-- EXERCISE TASK --
Take the lines of the data below from the very first through the line containing "x1 = x0 + pw / spacing" and output them exactly, pictures excluded.

----------

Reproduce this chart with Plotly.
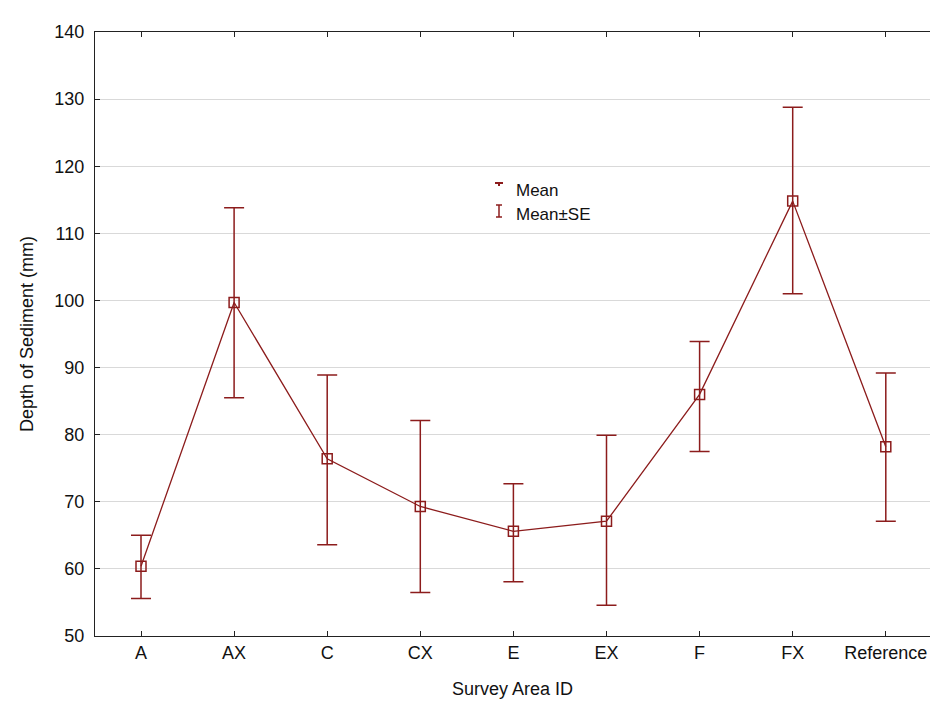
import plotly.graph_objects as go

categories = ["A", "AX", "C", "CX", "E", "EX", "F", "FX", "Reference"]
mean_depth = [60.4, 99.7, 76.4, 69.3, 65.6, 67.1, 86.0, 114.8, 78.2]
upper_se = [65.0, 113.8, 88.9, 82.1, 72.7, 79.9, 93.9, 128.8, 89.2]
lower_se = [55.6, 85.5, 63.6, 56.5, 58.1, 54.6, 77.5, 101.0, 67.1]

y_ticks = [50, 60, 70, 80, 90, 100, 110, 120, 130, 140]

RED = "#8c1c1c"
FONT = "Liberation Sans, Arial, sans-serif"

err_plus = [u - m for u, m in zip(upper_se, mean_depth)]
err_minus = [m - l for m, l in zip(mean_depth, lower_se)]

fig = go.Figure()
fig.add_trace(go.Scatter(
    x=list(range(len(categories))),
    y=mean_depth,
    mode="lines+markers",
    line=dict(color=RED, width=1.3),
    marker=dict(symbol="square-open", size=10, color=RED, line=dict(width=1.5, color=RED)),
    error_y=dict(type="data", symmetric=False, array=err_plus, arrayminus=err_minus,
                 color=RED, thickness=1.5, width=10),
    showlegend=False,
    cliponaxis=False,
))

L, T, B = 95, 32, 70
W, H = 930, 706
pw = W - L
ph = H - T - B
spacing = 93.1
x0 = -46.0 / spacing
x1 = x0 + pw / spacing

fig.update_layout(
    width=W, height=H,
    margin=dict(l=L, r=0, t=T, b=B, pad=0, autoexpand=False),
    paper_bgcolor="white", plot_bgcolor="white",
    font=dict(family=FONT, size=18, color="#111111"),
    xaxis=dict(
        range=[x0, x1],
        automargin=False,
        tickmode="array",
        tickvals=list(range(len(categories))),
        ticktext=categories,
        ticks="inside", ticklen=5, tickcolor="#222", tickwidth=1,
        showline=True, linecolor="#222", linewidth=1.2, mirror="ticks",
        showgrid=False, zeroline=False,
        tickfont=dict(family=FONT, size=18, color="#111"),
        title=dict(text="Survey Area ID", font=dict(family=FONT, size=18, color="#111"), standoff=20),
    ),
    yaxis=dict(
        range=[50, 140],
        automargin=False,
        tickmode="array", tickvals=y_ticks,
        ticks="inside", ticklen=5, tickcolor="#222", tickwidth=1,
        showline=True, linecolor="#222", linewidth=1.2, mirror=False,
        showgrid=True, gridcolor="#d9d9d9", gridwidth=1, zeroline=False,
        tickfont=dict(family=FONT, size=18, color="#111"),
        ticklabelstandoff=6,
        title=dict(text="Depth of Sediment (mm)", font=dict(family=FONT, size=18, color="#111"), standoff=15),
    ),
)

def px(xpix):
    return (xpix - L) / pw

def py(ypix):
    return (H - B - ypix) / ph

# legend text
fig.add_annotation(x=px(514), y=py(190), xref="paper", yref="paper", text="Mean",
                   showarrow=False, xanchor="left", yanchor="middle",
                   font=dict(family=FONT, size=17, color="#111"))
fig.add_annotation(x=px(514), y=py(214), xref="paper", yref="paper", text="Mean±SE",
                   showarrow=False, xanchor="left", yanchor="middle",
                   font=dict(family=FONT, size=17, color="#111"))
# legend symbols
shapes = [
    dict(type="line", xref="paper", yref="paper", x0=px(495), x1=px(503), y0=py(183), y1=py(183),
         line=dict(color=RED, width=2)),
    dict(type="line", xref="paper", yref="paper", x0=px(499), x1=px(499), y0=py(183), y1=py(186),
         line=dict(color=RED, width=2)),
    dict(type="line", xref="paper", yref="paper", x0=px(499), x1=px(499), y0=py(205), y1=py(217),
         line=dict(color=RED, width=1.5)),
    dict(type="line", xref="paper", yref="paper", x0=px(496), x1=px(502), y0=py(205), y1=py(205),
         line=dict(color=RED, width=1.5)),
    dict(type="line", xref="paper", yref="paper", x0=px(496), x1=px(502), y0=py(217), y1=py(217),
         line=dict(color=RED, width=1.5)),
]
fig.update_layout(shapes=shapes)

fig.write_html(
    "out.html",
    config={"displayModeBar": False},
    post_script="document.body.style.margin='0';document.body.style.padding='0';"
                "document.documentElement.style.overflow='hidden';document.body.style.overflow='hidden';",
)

----------

-- THE RESULT --
Reproduce this chart with Plotly.
import plotly.graph_objects as go

categories = ["A", "AX", "C", "CX", "E", "EX", "F", "FX", "Reference"]
mean_depth = [60.4, 99.7, 76.4, 69.3, 65.6, 67.1, 86.0, 114.8, 78.2]
upper_se = [65.0, 113.8, 88.9, 82.1, 72.7, 79.9, 93.9, 128.8, 89.2]
lower_se = [55.6, 85.5, 63.6, 56.5, 58.1, 54.6, 77.5, 101.0, 67.1]

y_ticks = [50, 60, 70, 80, 90, 100, 110, 120, 130, 140]

RED = "#8c1c1c"
FONT = "Liberation Sans, Arial, sans-serif"

err_plus = [u - m for u, m in zip(upper_se, mean_depth)]
err_minus = [m - l for m, l in zip(mean_depth, lower_se)]

fig = go.Figure()
fig.add_trace(go.Scatter(
    x=list(range(len(categories))),
    y=mean_depth,
    mode="lines+markers",
    line=dict(color=RED, width=1.3),
    marker=dict(symbol="square-open", size=10, color=RED, line=dict(width=1.5, color=RED)),
    error_y=dict(type="data", symmetric=False, array=err_plus, arrayminus=err_minus,
                 color=RED, thickness=1.5, width=10),
    showlegend=False,
    cliponaxis=False,
))

L, T, B = 95, 32, 70
W, H = 930, 706
pw = W - L
ph = H - T - B
spacing = 93.1
x0 = -46.0 / spacing
x1 = x0 + pw / spacing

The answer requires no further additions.